Na dramaturgia brasileira, Oswald de Andrade é apontado como um marco metalinguístico, conceito atualmente desenvolvido por Antunes Filho (Grupo de Teatro Macunaíma), entre outros. Com a montagem de “Antígona de Sófocles”, Antunes mostra que o metateatro não é apenas um simples recurso narrativo (teatro dentro do teatro), mas, sim, um retorno ao ritual arcaico, à epifania, ao tempo cíclico e à atualização ritualística do ato mítico. O metateatro nos leva de volta às origens dramáticas.
Em primeiro lugar porque a tragédia metatreatalizada transforma o espaço físico em metafísico (nisso está o metateatro, no sentido menor). O ambiente da ação ocorre no plano da realidade histórica e no plano mítico ao mesmo tempo.
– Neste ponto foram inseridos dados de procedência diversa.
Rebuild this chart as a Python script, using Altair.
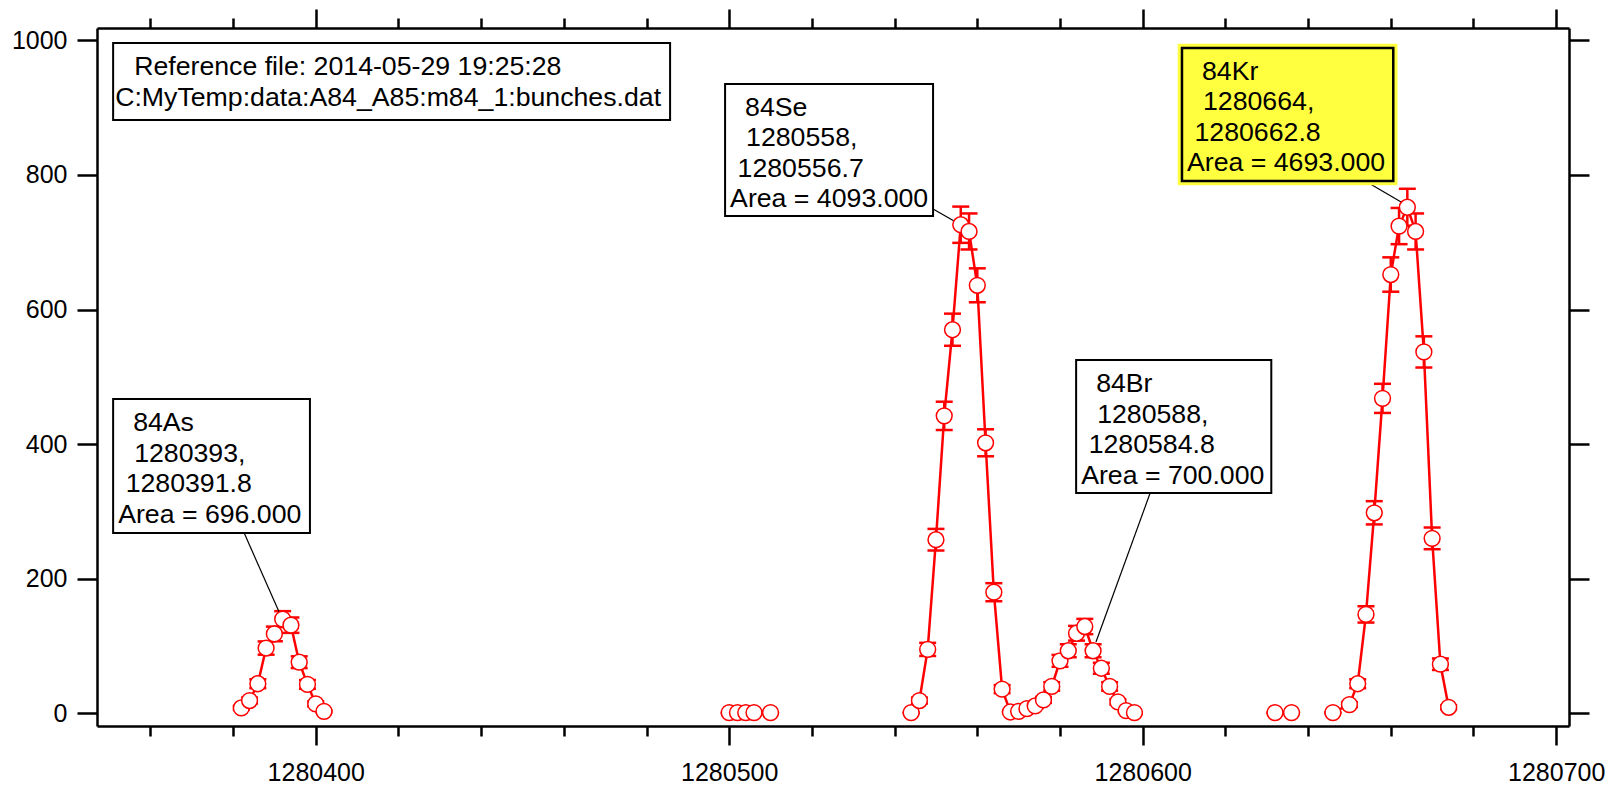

Trata-se de um ‘Cenário Duplo’. Mas o que realmente caracteriza o radicalismo metateatral do Grupo Macunaíma é o fato de o deus Dionísio (o próprio Antunes) “dirigir” a peça do lado de dentro, transformando-a em um rito de passagem vivido pelos atores e assistido pelo público — e talvez essa diferença entre viver e ver seja a única fronteira que separa o ritual arcaico da tragédia pós-moderna.
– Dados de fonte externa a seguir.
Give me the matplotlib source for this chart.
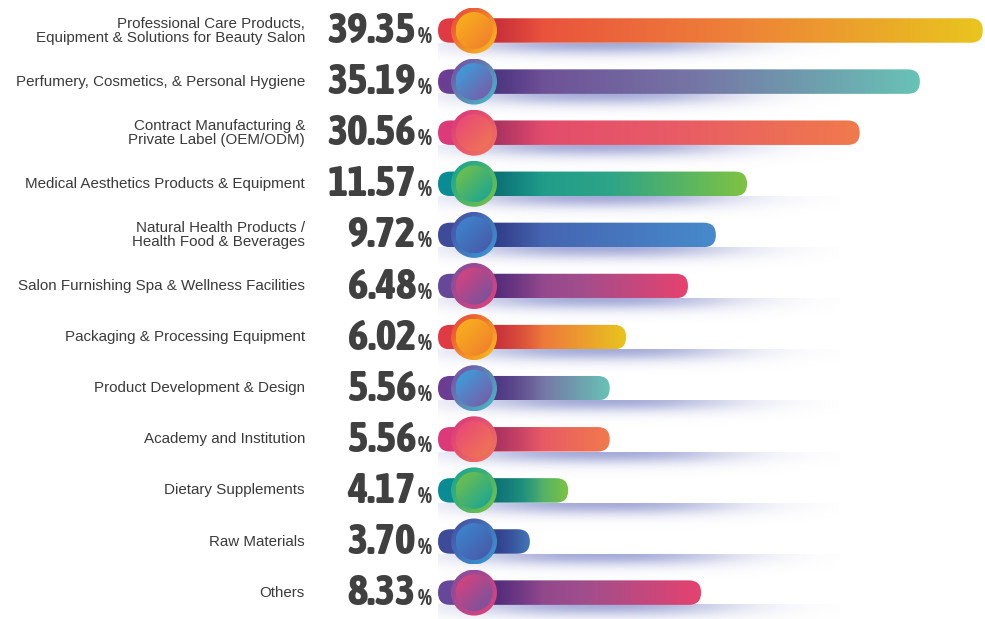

É nesse sentido maior de metateatro que usamos o termo aqui. É claro que Antunes usa o metateatro dentro do espetáculo no discurso teatral, e nós gostaríamos de utilizá-lo dentro do cotidiano e da vida social nos discursos político e terapêutico, buscando repensar e superar o distanciamento e a diferença entre os papéis, os atores e o público. Uma coisa é o metateatro dentro do teatro; outra é a vida cotidiana.